** BEGIN **

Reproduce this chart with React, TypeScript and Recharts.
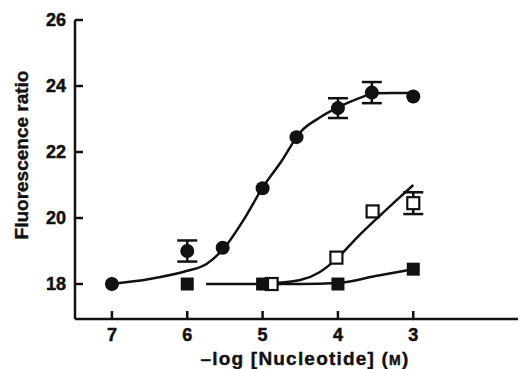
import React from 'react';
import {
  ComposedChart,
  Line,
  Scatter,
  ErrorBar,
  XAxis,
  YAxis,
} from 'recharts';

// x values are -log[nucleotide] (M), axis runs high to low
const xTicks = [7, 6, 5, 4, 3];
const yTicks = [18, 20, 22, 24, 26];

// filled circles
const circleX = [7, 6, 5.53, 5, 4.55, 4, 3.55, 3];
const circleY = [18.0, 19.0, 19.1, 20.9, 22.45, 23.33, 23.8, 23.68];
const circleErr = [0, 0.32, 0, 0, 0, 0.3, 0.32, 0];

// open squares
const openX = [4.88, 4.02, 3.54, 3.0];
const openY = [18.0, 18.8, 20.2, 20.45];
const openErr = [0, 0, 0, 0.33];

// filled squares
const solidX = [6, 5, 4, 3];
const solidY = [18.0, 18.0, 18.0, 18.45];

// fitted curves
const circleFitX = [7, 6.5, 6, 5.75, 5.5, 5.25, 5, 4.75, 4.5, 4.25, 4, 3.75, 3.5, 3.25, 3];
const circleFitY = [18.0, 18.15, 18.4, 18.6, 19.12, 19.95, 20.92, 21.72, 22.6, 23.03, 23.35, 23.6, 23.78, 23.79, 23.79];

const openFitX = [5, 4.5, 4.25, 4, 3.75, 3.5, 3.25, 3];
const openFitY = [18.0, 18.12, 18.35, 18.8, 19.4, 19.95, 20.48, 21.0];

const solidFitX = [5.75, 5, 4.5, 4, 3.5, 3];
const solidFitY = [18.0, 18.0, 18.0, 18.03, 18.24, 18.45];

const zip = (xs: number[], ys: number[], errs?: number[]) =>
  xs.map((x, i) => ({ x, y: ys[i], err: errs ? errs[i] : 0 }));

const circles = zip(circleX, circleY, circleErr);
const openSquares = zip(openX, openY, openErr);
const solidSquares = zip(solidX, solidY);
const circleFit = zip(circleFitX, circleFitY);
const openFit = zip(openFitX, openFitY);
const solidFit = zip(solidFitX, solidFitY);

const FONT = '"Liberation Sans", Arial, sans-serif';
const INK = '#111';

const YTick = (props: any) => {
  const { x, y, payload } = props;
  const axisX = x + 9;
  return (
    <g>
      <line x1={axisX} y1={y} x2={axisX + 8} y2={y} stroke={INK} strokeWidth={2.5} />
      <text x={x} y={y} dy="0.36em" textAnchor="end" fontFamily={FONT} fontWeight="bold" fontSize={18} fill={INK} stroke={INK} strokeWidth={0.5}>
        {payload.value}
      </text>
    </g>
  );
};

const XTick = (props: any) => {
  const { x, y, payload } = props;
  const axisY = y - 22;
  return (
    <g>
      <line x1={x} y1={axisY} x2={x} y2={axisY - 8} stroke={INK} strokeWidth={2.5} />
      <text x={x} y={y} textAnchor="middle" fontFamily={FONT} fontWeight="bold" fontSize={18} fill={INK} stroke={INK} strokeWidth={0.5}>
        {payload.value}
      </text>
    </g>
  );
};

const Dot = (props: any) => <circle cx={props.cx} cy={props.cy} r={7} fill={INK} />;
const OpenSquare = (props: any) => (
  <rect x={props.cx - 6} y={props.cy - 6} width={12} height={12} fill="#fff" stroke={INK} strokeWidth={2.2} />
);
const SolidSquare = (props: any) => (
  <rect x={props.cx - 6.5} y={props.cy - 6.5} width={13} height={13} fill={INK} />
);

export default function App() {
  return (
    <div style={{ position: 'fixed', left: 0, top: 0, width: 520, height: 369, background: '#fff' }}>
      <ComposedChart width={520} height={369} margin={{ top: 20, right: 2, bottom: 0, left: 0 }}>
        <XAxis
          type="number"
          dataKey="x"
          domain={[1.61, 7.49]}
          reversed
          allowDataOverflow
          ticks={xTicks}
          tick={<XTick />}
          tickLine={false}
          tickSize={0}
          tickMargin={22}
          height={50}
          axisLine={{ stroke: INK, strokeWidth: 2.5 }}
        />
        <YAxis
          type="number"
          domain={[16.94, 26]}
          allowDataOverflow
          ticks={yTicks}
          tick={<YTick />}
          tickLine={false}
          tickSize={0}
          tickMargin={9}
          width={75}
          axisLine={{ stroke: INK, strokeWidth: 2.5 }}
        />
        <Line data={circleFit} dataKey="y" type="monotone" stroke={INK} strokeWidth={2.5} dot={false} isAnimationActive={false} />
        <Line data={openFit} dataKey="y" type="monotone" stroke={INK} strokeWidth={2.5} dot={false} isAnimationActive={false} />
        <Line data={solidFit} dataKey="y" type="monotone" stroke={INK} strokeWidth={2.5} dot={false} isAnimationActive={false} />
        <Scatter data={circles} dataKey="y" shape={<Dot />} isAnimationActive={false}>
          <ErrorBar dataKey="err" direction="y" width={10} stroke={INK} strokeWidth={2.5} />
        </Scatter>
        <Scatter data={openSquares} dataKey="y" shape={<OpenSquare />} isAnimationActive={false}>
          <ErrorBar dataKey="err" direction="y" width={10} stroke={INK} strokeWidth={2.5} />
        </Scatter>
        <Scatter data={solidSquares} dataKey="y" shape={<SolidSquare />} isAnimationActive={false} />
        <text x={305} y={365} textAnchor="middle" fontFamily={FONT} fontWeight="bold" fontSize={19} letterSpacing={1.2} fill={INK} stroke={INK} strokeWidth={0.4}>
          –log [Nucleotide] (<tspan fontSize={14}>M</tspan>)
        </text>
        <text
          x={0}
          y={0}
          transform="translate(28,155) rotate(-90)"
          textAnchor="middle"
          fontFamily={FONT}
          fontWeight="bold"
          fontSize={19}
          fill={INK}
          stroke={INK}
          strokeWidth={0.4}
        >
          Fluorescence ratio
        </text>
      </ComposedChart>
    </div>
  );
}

** END **

PROMPT:
Please quote the lines of the material, beginning with the first and ending with the one that contains "const yTicks = [18, 20, 22, 24, 26];", exactly as written and without any pictures.

RESULT:
Reproduce this chart with React, TypeScript and Recharts.
import React from 'react';
import {
  ComposedChart,
  Line,
  Scatter,
  ErrorBar,
  XAxis,
  YAxis,
} from 'recharts';

// x values are -log[nucleotide] (M), axis runs high to low
const xTicks = [7, 6, 5, 4, 3];
const yTicks = [18, 20, 22, 24, 26];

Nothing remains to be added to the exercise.